Given task – Only the lines from the one containing "What matplotlib code" through the one containing "plt.rcParams['font.family'] = ['Liberation" belong in the answer; copy them exactly and leave out pictures.

(Records with drawing code)
++++++++++
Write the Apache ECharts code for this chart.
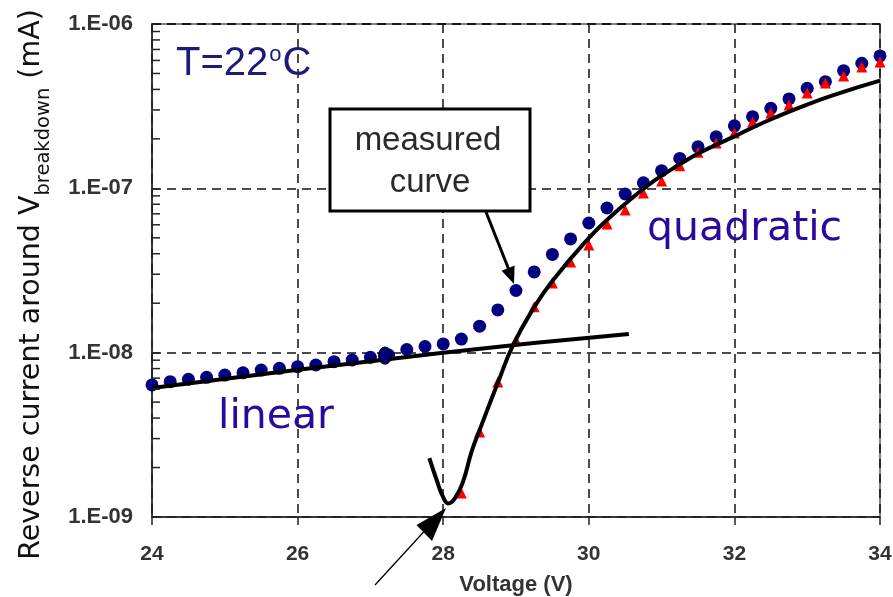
<!DOCTYPE html>
<html>
<head>
<meta charset="utf-8">
<script src="https://cdn.jsdelivr.net/npm/echarts@6/dist/echarts.min.js"></script>
<style>
html,body{margin:0;padding:0;background:#fff;}
#chart{width:893px;height:597px;}
</style>
</head>
<body>
<div id="chart"></div>
<script>
// ---- data ----
const xTicks = [24, 26, 28, 30, 32, 34];
const yTickLabels = ['1.E-09', '1.E-08', '1.E-07', '1.E-06'];
const minorTickValues = [2e-9,3e-9,4e-9,5e-9,6e-9,7e-9,8e-9,9e-9,
                         2e-8,3e-8,4e-8,5e-8,6e-8,7e-8,8e-8,9e-8,
                         2e-7,3e-7,4e-7,5e-7,6e-7,7e-7,8e-7,9e-7];

const measuredVolts = [24,24.25,24.5,24.75,25,25.25,25.5,25.75,26,26.25,26.5,26.75,27,27.25,
  27.5,27.75,28,28.25,28.5,28.75,29,29.25,29.5,29.75,30,30.25,30.5,30.75,31,31.25,31.5,31.75,
  32,32.25,32.5,32.75,33,33.25,33.5,33.75,34];
const measuredCurrent = [6.36e-9,6.66e-9,6.89e-9,7.08e-9,7.31e-9,7.55e-9,7.84e-9,8.03e-9,8.22e-9,8.41e-9,
  8.81e-9,9.02e-9,9.37e-9,9.68e-9,1.045e-8,1.09e-8,1.13e-8,1.21e-8,1.45e-8,1.82e-8,2.39e-8,3.10e-8,
  3.96e-8,4.92e-8,6.15e-8,7.59e-8,9.24e-8,1.08e-7,1.28e-7,1.52e-7,1.79e-7,2.06e-7,2.40e-7,2.73e-7,
  3.07e-7,3.50e-7,4.06e-7,4.46e-7,5.20e-7,5.77e-7,6.39e-7];

const markerVolt = [27.2];
const markerCurrent = [9.6e-9];

const modelVolts = [28.25,28.5,28.75,29,29.25,29.5,29.75,30,30.25,30.5,30.75,31,31.25,31.5,31.75,
  32,32.25,32.5,32.75,33,33.25,33.5,33.75,34];
const modelCurrent = [1.40e-9,3.29e-9,6.63e-9,1.19e-8,1.90e-8,2.65e-8,3.56e-8,4.52e-8,6.07e-8,7.38e-8,
  9.37e-8,1.11e-7,1.37e-7,1.66e-7,1.89e-7,2.17e-7,2.53e-7,2.87e-7,3.22e-7,3.80e-7,4.38e-7,4.83e-7,
  5.47e-7,5.87e-7];

const quadVolts = [27.81,27.91,28.0,28.07,28.16,28.27,28.39,28.5,28.76,28.96,29.24,29.51,30.0,30.29,
  30.61,30.91,31.25,31.53,32.0,32.44,32.9,33.36,34.0];
const quadCurrent = [2.28e-9,1.68e-9,1.32e-9,1.21e-9,1.30e-9,1.63e-9,2.50e-9,3.38e-9,6.72e-9,1.11e-8,
  1.86e-8,2.77e-8,4.98e-8,6.66e-8,8.84e-8,1.122e-7,1.40e-7,1.65e-7,2.07e-7,2.56e-7,3.11e-7,3.69e-7,4.52e-7];

const linVolts = [24, 28, 30.55];
const linCurrent = [6.1e-9, 1.0e-8, 1.3e-8];

const zip = (a, b) => a.map((v, i) => [v, b[i]]);

const chart = echarts.init(document.getElementById('chart'), null, {renderer: 'canvas'});

const labelFont = '"Liberation Sans", Arial, sans-serif';
const dejavu = '"DejaVu Sans", sans-serif';

chart.setOption({
  animation: false,
  backgroundColor: '#fff',
  grid: {left: 152, right: 13, top: 24, bottom: 80, containLabel: false, outerBoundsMode: 'none',
         show: true, borderColor: '#555', borderWidth: 1.5, backgroundColor: 'transparent'},
  xAxis: {
    type: 'value', min: xTicks[0], max: xTicks[xTicks.length - 1], interval: 2,
    name: 'Voltage (V)', nameLocation: 'middle', nameGap: 57,
    nameTextStyle: {fontFamily: labelFont, fontWeight: 'bold', fontSize: 22, color: '#333'},
    axisLine: {show: true, lineStyle: {color: '#222', width: 1.5}},
    axisTick: {show: true, inside: false, length: 8, lineStyle: {color: '#222', width: 1.5}},
    axisLabel: {margin: 27, fontFamily: labelFont, fontWeight: 'bold', fontSize: 21, color: '#333'},
    splitLine: {show: true, lineStyle: {color: '#111', width: 1.5, type: [9, 6]}}
  },
  yAxis: {
    type: 'log', logBase: 10, min: 1e-9, max: 1e-6,
    name: '{a|Reverse current around V}{b|breakdown}{a| (mA)}',
    nameLocation: 'middle', nameGap: 106, nameRotate: 90,
    nameTextStyle: {
      padding: [0, 28, 0, 0],
      rich: {
        a: {fontFamily: dejavu, fontSize: 28.5, color: '#111', lineHeight: 34, verticalAlign: 'bottom'},
        b: {fontFamily: dejavu, fontSize: 19.5, color: '#111', lineHeight: 20, verticalAlign: 'bottom', padding: [0, 0, -8, 0]}
      }
    },
    axisLine: {show: true, lineStyle: {color: '#222', width: 1.5}},
    axisTick: {show: true, inside: true, length: 8, lineStyle: {color: '#222', width: 1.5}},
    minorTick: {show: false},
    axisLabel: {
      margin: 19, fontFamily: labelFont, fontWeight: 'bold', fontSize: 22, color: '#333',
      formatter: function (v) {
        const e = Math.round(Math.log10(v));
        return yTickLabels[e + 9];
      }
    },
    splitLine: {show: true, lineStyle: {color: '#111', width: 1.5, type: [9, 6]}}
  },
  series: [
    {
      type: 'custom', name: 'minor ticks', silent: true, clip: false, z: 5,
      data: minorTickValues.map(v => [xTicks[0], v]),
      renderItem: function (params, api) {
        const p = api.coord([api.value(0), api.value(1)]);
        return {type: 'line', shape: {x1: p[0], y1: p[1], x2: p[0] + 8, y2: p[1]},
                style: {stroke: '#222', lineWidth: 1.5}};
      }
    },
    {
      type: 'scatter', name: 'measured', data: zip(measuredVolts, measuredCurrent),
      symbol: 'circle', symbolSize: 13, itemStyle: {color: '#000080', opacity: 1}, z: 2
    },
    {
      type: 'scatter', name: 'marker', data: zip(markerVolt, markerCurrent),
      symbol: 'circle', symbolSize: [13, 17], itemStyle: {color: '#000070', opacity: 1, borderColor: '#000', borderWidth: 1}, z: 6
    },
    {
      type: 'scatter', name: 'model', data: zip(modelVolts, modelCurrent),
      symbol: 'triangle', symbolSize: 11, itemStyle: {color: '#ff0000', opacity: 1}, z: 3
    },
    {
      type: 'line', name: 'linear', data: zip(linVolts, linCurrent), showSymbol: false, smooth: true,
      lineStyle: {color: '#000', width: 4}, z: 4
    },
    {
      type: 'line', name: 'quadratic', data: zip(quadVolts, quadCurrent), showSymbol: false, smooth: 0.5,
      lineStyle: {color: '#000', width: 4}, z: 4
    }
  ],
  graphic: [
    {type: 'text', left: 176, top: 44, z: 100,
     style: {text: '{a|T=22}{s|o}{a|C}', rich: {
        a: {fontFamily: labelFont, fontSize: 40, fill: '#1c1c78', verticalAlign: 'bottom', lineHeight: 40},
        s: {fontFamily: labelFont, fontSize: 22, fill: '#1c1c78', verticalAlign: 'top', lineHeight: 40, padding: [0, 1, 16, 1]}
     }}},
    {type: 'text', x: 218, y: 417, z: 100,
     style: {text: 'linear', font: '41px "DejaVu Sans", sans-serif', fill: '#2a0a9c', verticalAlign: 'middle'}},
    {type: 'text', x: 647, y: 229, z: 100,
     style: {text: 'quadratic', font: '41px "DejaVu Sans", sans-serif', fill: '#2a0a9c', verticalAlign: 'middle'}},
    {type: 'rect', z: 100, shape: {x: 330, y: 109, width: 200, height: 102},
     style: {fill: '#fff', stroke: '#000', lineWidth: 3}},
    {type: 'text', x: 428, y: 141, z: 101,
     style: {text: 'measured', font: '33px "Liberation Sans", Arial, sans-serif', fill: '#2a2a2a', align: 'center', verticalAlign: 'middle'}},
    {type: 'text', x: 430, y: 183, z: 101,
     style: {text: 'curve', font: '33px "Liberation Sans", Arial, sans-serif', fill: '#2a2a2a', align: 'center', verticalAlign: 'middle'}},
    {type: 'line', z: 100, shape: {x1: 486, y1: 212, x2: 509, y2: 270},
     style: {stroke: '#000', lineWidth: 3}},
    {type: 'polygon', z: 100, shape: {points: [[514, 284], [514.6, 265.6], [501.6, 270.8]]},
     style: {fill: '#000'}},
    {type: 'line', z: 100, shape: {x1: 375, y1: 585, x2: 430, y2: 525},
     style: {stroke: '#000', lineWidth: 1.3}},
    {type: 'polygon', z: 100, shape: {points: [[446, 508], [416.5, 525], [432, 541]]},
     style: {fill: '#000'}}
  ]
});
</script>
</body>
</html>
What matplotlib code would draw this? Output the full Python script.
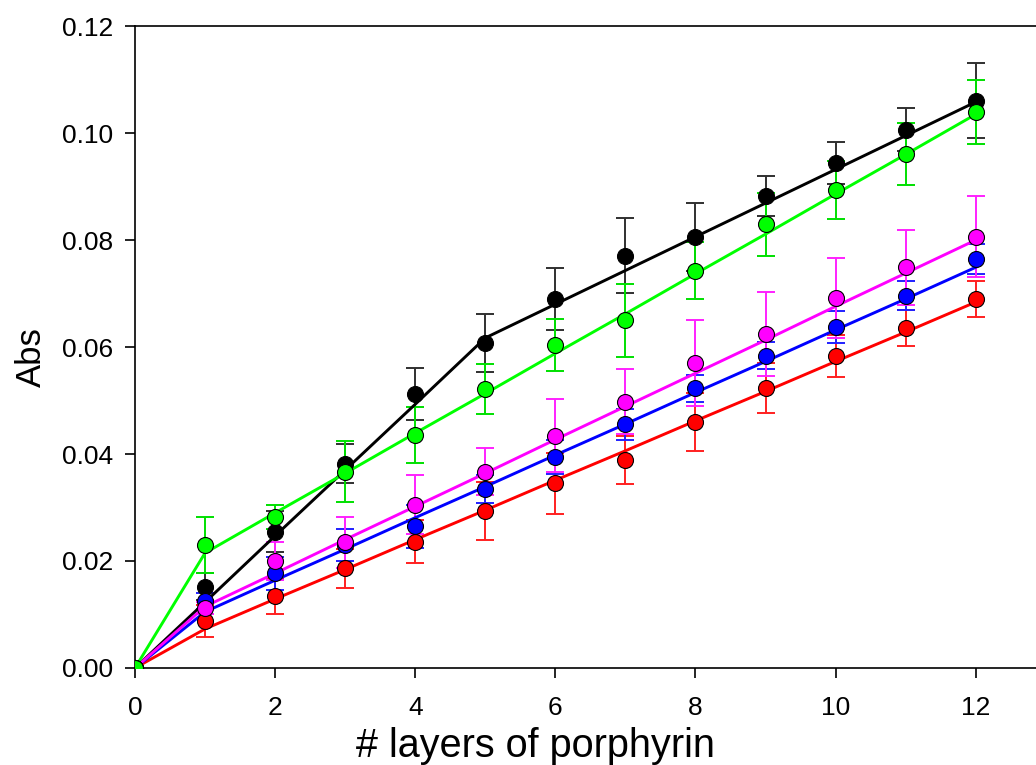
import numpy as np
import matplotlib
matplotlib.use("Agg")
import matplotlib.pyplot as plt

plt.rcParams['font.family'] = ['Liberation Sans', 'DejaVu Sans']

layers = [0, 1, 2, 3, 4, 5, 6, 7, 8, 9, 10, 11, 12]

# measured absorbance (mean) for each film
abs_black = [0.0, 0.0152, 0.0255, 0.0382, 0.0512, 0.0608, 0.0690, 0.0771, 0.0806, 0.0882, 0.0944, 0.1006, 0.1060]
abs_green = [0.0, 0.0230, 0.0282, 0.0367, 0.0436, 0.0522, 0.0604, 0.0650, 0.0743, 0.0829, 0.0893, 0.0961, 0.1039]
abs_magenta = [0.0, 0.0112, 0.0200, 0.0235, 0.0305, 0.0367, 0.0434, 0.0498, 0.0570, 0.0624, 0.0691, 0.0749, 0.0806]
abs_blue = [0.0, 0.0125, 0.0177, 0.0230, 0.0265, 0.0334, 0.0394, 0.0456, 0.0523, 0.0584, 0.0637, 0.0696, 0.0764]
abs_red = [0.0, 0.0088, 0.0134, 0.0186, 0.0236, 0.0293, 0.0345, 0.0388, 0.0460, 0.0523, 0.0583, 0.0636, 0.0690]

# standard deviations
err_black = [0.0, 0.0025, 0.0038, 0.0036, 0.0048, 0.0054, 0.0058, 0.0070, 0.0064, 0.0038, 0.0040, 0.0040, 0.0070]
err_green = [0.0, 0.0052, 0.0023, 0.0057, 0.0052, 0.0047, 0.0048, 0.0068, 0.0053, 0.0058, 0.0054, 0.0058, 0.0060]
err_magenta = [0.0, 0.0012, 0.0036, 0.0048, 0.0055, 0.0044, 0.0068, 0.0060, 0.0080, 0.0078, 0.0075, 0.0070, 0.0076]
err_blue = [0.0, 0.0015, 0.0031, 0.0030, 0.0040, 0.0026, 0.0032, 0.0029, 0.0025, 0.0025, 0.0030, 0.0027, 0.0028]
err_red = [0.0, 0.0030, 0.0033, 0.0036, 0.0040, 0.0054, 0.0057, 0.0045, 0.0054, 0.0047, 0.0040, 0.0034, 0.0033]

# fitted trend for each film
fit_black = [0.0, 0.0123, 0.0247, 0.0370, 0.0493, 0.0617, 0.0680, 0.0743, 0.0806, 0.0869, 0.0932, 0.0995, 0.1058]
fit_green = [0.0, 0.0215, 0.0290, 0.0364, 0.0439, 0.0513, 0.0588, 0.0662, 0.0737, 0.0811, 0.0886, 0.0960, 0.1035]
fit_magenta = [0.0, 0.0115, 0.0177, 0.0240, 0.0302, 0.0364, 0.0427, 0.0489, 0.0551, 0.0613, 0.0676, 0.0738, 0.0800]
fit_blue = [0.0, 0.0105, 0.0164, 0.0222, 0.0281, 0.0339, 0.0398, 0.0456, 0.0515, 0.0573, 0.0632, 0.0690, 0.0749]
fit_red = [0.0, 0.0073, 0.0129, 0.0184, 0.0240, 0.0295, 0.0351, 0.0406, 0.0462, 0.0517, 0.0573, 0.0628, 0.0684]

series = [
    (abs_black, err_black, fit_black, 'black', '#303030'),
    (abs_red, err_red, fit_red, '#ff0000', '#ff2020'),
    (abs_blue, err_blue, fit_blue, '#0000ff', '#2020ff'),
    (abs_magenta, err_magenta, fit_magenta, '#ff00ff', '#ff20ff'),
    (abs_green, err_green, fit_green, '#00ff00', '#00e000'),
]

fig = plt.figure(figsize=(10.36, 7.65), dpi=100)
ax = fig.add_axes([0.1303, 0.1268, 0.8697, 0.8392])

for y, e, fit, col, ecol in series:
    ax.errorbar(layers, y, yerr=e, fmt='none', ecolor=ecol, elinewidth=1.4,
                capsize=6.5, capthick=1.4, zorder=2)
    ax.plot(layers, fit, color=col, lw=2.1, zorder=3)
    ax.plot(layers, y, 'o', ms=11.5, mfc=col, mec='black', mew=0.8, zorder=4)

ax.set_xlim(-0.0, 12.86)
ax.set_ylim(0, 0.12)
ax.set_xticks([0, 2, 4, 6, 8, 10, 12])
ax.set_yticks([0.0, 0.02, 0.04, 0.06, 0.08, 0.10, 0.12])
ax.set_yticklabels(['0.00', '0.02', '0.04', '0.06', '0.08', '0.10', '0.12'])
ax.tick_params(direction='out', length=7, width=1.2, labelsize=19)
ax.tick_params(axis='y', pad=9)
ax.tick_params(axis='x', pad=13)
ax.spines['right'].set_visible(False)
for s in ['left', 'bottom', 'top']:
    ax.spines[s].set_linewidth(1.2)

ax.set_xlabel('# layers of porphyrin', fontsize=28.5)
ax.set_ylabel('Abs', fontsize=25)
ax.xaxis.set_label_coords(0.445, -0.092)
ax.yaxis.set_label_coords(-0.097, 0.485)

fig.savefig('out.png', dpi=100)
++++++++++
Solution for this exercise –
What matplotlib code would draw this? Output the full Python script.
import numpy as np
import matplotlib
matplotlib.use("Agg")
import matplotlib.pyplot as plt

plt.rcParams['font.family'] = ['Liberation Sans', 'DejaVu Sans']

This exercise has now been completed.